Outra questão levantada é que a punição da corrupção tem funcionado bem, mas a leniência não, pois, no início, as empresas nem sabiam com quem falar. Assim, tendo em vista a confusão de órgãos públicos, muitas vezes a empresa que celebrava acordo com o Ministério Público, não se livrava de ser declarada inidônea pela CGU ou pelo TCU. E, quando tudo começou, em 2014, as empresas não sabiam com quem conversar e o Estado ainda não sabia, nem tinha expertise em fazer acordo de leniência. Um embate surdo se deu até que, em meados de 2015, a ala linha dura do MPF foi demovida da ideia de restringir a leniência, pois até nisso se cogitou... 

O autor aponta a ilusão de parcela do povo brasileiro: a crença de que o remédio amargo imposto pelos órgãos de persecução penal trará um país mais confiável amanhã e com o dinheiro roubado de volta aos cofres públicos. Ledo engado. Se é questionável o fim da corrupção no Brasil por meio da famigerada Operação Lava Jato, não há dúvidas, diz, de que esse combate a qualquer custo contribuiu para fechar empresas e aumentar a crise econômica. E ainda não saímos da recessão.
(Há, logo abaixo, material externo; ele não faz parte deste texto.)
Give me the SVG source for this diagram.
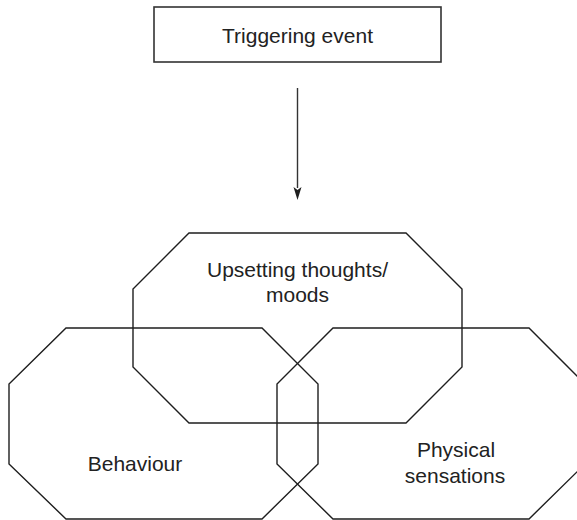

Daí que faltou planejamento e estratégia para fazer o bom combate, pois é preciso limpar sem destruir.  E o autor traz, em números, as consequências dos arroubos justiceiros num país com elevado índice de desemprego. Desde o início da Operação Lava Jato, a Andrade Gutierrez demitiu 90 mil empregados; a Odebrecht  95 mil; a OAS 80 mil; a Camargo Correa 12.500, e por aí vai... Sem esquecer de que atrás de cada pessoa demitida existe uma família. Assim, o autor aponta as rachaduras do edifício de combate à corrupção e alerta que somente voluntarismos não resolvem.